MBA mortgage applications confirm strong home-buying interest — The MBA mortgage purchase sub-index has risen steadily since late 2016, indicating strengthening interest in buying a home. The MBA purchase sub-index has risen by 19% since the Nov 2016 election and posted a new 1-1/4 year high in last week’s report.
The increase in purchase applications has been consistent with strong home sales. U.S. existing home sales in March rose by +4.4% to a new 10-year high of 5.71 million units. Demand for home purchases has been rising due to strong consumer confidence, a strong labor market, and pent-up demand following the Great Recession. Potential home buyers are also likely trying to lock in on a new home and mortgage now before mortgage rates rise even farther over the next two years or so.
Weekly EIA report — The market consensus for today’s EIA report is for a -2.75 million bbl decline in U.S. crude oil inventories, a -1.0 million bbl drop in gasoline inventories, a -1.25 million bbl drop in distillate inventories, and a +0.5 point increase in the refinery utilization rate to 92.0%.
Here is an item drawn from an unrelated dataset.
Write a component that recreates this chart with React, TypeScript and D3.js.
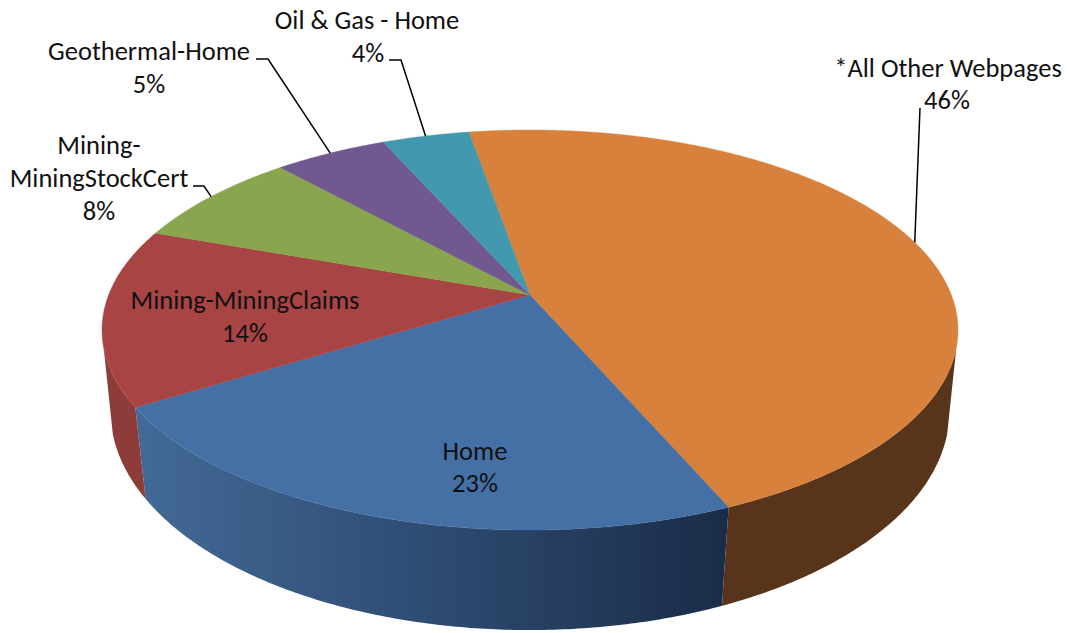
import React from "react";
import * as d3 from "d3";

const categories = ["*All Other Webpages", "Home", "Mining-MiningClaims", "Mining-MiningStockCert", "Geothermal-Home", "Oil & Gas - Home"];
const shares = [46.25, 22.65, 14.3, 7.85, 5.05, 3.9];
const topColors = ["#d7813c", "#4470a6", "#a84444", "#89a54e", "#71588f", "#4198af"];

// Label layout: each row is drawn as a line of text (x centre, baseline y)
const labelLines: [string, number, number][][] = [
  [["*All Other Webpages", 948, 77], ["46%", 947, 109]],
  [["Home", 475, 460], ["23%", 475, 492]],
  [["Mining-MiningClaims", 245, 309], ["14%", 245, 342]],
  [["Mining-", 99, 154], ["MiningStockCert", 99, 187], ["8%", 99, 220]],
  [["Geothermal-Home", 149, 60], ["5%", 149, 93]],
  [["Oil & Gas - Home", 367, 29], ["4%", 368, 62]],
];
// Leader elbows, ending on the rim at the middle of the slice
const leaderStarts: Record<number, [number, number][]> = {
  0: [[920, 108]],
  3: [[193, 186], [204, 186]],
  4: [[256, 59], [268, 59]],
  5: [[389, 60], [401, 60]],
};

const CX = 530;
const TOP = { cy: 295, a: 421.4, b: 193.9, k: 0.175 };
const BOTTOM = { cy: 376.5, a: 414, b: 213, k: 0.16 };
const START = (-9.8 * Math.PI) / 180;
const RIGHT_TANGENT = (105 * Math.PI) / 180;
const LEFT_TANGENT = (255 * Math.PI) / 180;

const project = (ring: typeof TOP, angle: number): [number, number] => {
  const u = Math.sin(angle);
  const v = -Math.cos(angle);
  const d = 1 - ring.k * v;
  return [CX + (ring.a * u) / d, ring.cy + (ring.b * v) / d];
};

const arcs = d3
  .pie<number>()
  .sort(null)
  .startAngle(START)
  .endAngle(START + 2 * Math.PI)(shares);

const samples = (a0: number, a1: number) => {
  const n = Math.max(2, Math.ceil(Math.abs(a1 - a0) / 0.01));
  return d3.range(n + 1).map((i) => a0 + ((a1 - a0) * i) / n);
};
const line = d3.line<[number, number]>();

const topPath = (a0: number, a1: number) =>
  line([[CX, TOP.cy], ...samples(a0, a1).map((t) => project(TOP, t))]) + "Z";

const sidePath = (a0: number, a1: number) =>
  line([
    ...samples(a0, a1).map((t) => project(TOP, t)),
    ...samples(a1, a0).map((t) => project(BOTTOM, t)),
  ]) + "Z";

const fontFamily = "Carlito, Lato, sans-serif";

export default function App() {
  const orange = arcs[0];
  const blue = arcs[1];
  const red = arcs[2];
  const blueX0 = project(TOP, blue.endAngle)[0];
  const blueX1 = project(TOP, blue.startAngle)[0];
  return (
    <svg width={1067} height={633} style={{ position: "absolute", left: 0, top: 0, background: "#fff" }}>
      <defs>
        <linearGradient id="blueSide" gradientUnits="userSpaceOnUse" x1={blueX0} x2={blueX1} y1={0} y2={0}>
          <stop offset="0" stopColor="#436a97" />
          <stop offset="0.5" stopColor="#2e4b72" />
          <stop offset="1" stopColor="#1a2c47" />
        </linearGradient>
      </defs>
      {/* side walls */}
      <path d={sidePath(RIGHT_TANGENT, orange.endAngle)} fill="#57341a" />
      <path d={sidePath(blue.startAngle, blue.endAngle)} fill="url(#blueSide)" />
      <path d={sidePath(red.startAngle, LEFT_TANGENT)} fill="#8e3c39" />
      {/* top face */}
      {arcs.map((d, i) => (
        <path key={i} d={topPath(d.startAngle, d.endAngle)} fill={topColors[i]} stroke={topColors[i]} strokeWidth={0.4} />
      ))}
      {/* leaders */}
      {arcs.map((d, i) =>
        leaderStarts[i] ? (
          <path
            key={i}
            d={line([...leaderStarts[i], project(TOP, (d.startAngle + d.endAngle) / 2)]) as string}
            fill="none"
            stroke="#000"
            strokeWidth={1.5}
          />
        ) : null
      )}
      {/* labels */}
      {labelLines.map((rows, i) =>
        rows.map(([t, x, y], j) => (
          <text key={`${i}-${j}`} x={x} y={y} textAnchor="middle" fontFamily={fontFamily} fontSize={26.5} fill="#111">
            {t}
          </text>
        ))
      )}
    </svg>
  );
}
U.S. crude oil inventories fell sharply by -13.018 million bbls (-2.4%) in the past five weeks, which has brought U.S. crude oil inventories down to +27.2% above the 5-year seasonal average versus the near record high of +40.7% above average seen in February. U.S. crude oil inventories have now fallen to the lowest level relative to the 5-year seasonal average in 1-3/4 years. Meanwhile, product inventories remain ample with gasoline inventories at +9.1% above the 5-year seasonal average and distillate inventories +16.2% above average. Meanwhile, U.S. oil production last week rose by another +0.2% w/w to post a new 2-year high of 9.314 million bpd. Since the OPEC production cut agreement on Nov 30, 2016, U.S. oil production has risen by a total of +615,000 bpd (+7.1%), offsetting more than half of the 1.2 million bpd OPEC production cut.